As I read on in Psalm 109, I see David write about God, “They may curse, but You will bless.” As the world around me speaks words of vitriolic poison, am I speaking words of kindness? Am I reaching out to my many friends who feel threatened by the president-elect? “For He stands at the right hand of the needy one, to save his life from those who condemn him,” David writes (v. 31). These people who feel marginalized aren't just any people. Many of them are “our people,” people of the church, to steal a summation from Mark Yarhouse's book. And even if these people aren't believers, they're certainly in need, and Scripture says that God cares! If God cares, I'm obligated to do the same.

A few Psalms before 109, David challenges his readers to, “Look to the Lord and His strength; [to] seek His face always” (Ps 105:4). In these confusing, painful, polarized times, that's what we as followers of Christ need to be doing. We need to be praying, to “pour out [our hearts] like water” (Lam 2:19) on behalf of ourselves, our neighbors, our countries, and our president elect. Then we need to take action, for “Faith by itself, if it is not accompanied by action, is dead” (James 2:17). Yes, we might screw up. Yes, we might offend people. But we've got to do something.

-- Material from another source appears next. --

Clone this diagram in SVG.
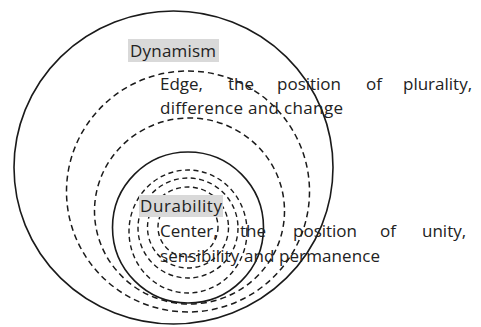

As Spirit-filled people, we believe that we have access to a higher power. We state that we believe in redemption, that we believe in miracles. Our country needs both if we're ever going to be what our country's name entails: The United States of America. If we as Christ-followers really understand our identity, if we really believe what we say we do, the change our country needs had better start with our prayers and our actions.